We recently finished a big divorce trial, the kind with seven figure incomes plus assets. Our opposition was one of the most expensive firms in town. They had taken over the case mid-stream from one of the other most expensive firms.
After we vanquished the opposing party’s spurious objections, our client obtained excellent access to his children. From that point on, we tried to resolve the case, to bring it to conclusion, to save the parties the heartache and the financial bleed of protracted litigation.
But the opposing party, emboldened by her counsel, demanded more and more and got farther and farther away from anything that was reasonable, rational or likely to occur in court. So their obstinance pushed us right into a trial.
At the conclusion of the trial, the Trial Judge gave us what we thought was reasonable from the beginning, or even better. We won everything but the cat. We won far more visitation, far more of the assets and had to pay far less of the other side’s attorney fees than we ever offered. (We represented the principle wage earner.)
And we were far less expensive than the other firm, 2/3 as expensive in this case. I would have liked 1/2 which is more often the norm for us, but the other side caused a lot of busy work, obviously for no good reason.
There are two morals to the story.

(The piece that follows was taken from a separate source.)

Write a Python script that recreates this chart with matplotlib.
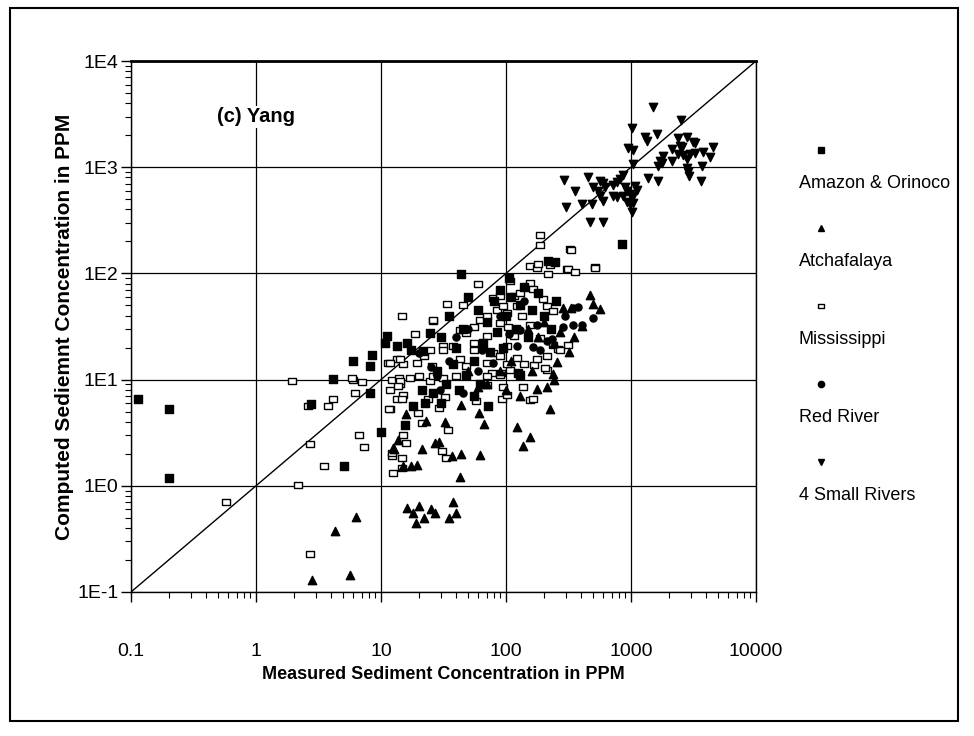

One, as I have often written, an appropriate settlement is often known within the first few weeks of working on a case, if not from the very first interview. If both parties and both attorneys would just cut to the chase and accept the norm, divorcing parties would save hundreds of thousands if not millions of dollars each year in Georgia alone and court calendars would not be nearly so clogged.
Two, even if the other side wants to play nasty, wants to play hard ball, wants to push their client past their financial limit, our Firm will still be far less expensive and will still prevail in the end.
It’s nice to go up against the silk-stocking crowd and go home with the gold.
Now that the divorce case is over, I am hopeful that the parties can find a new equilibrium, a new relationship from which to parent their children. Without the attorneys interfering for financial gain (I’m looking at you, silk-stocking guys), the parties can get their lives back in some semblance of order. That is, if the opposing party can ever recover from the financial shellacking that she received from her expensive high rise firm.
Maybe having the cat will make it all better.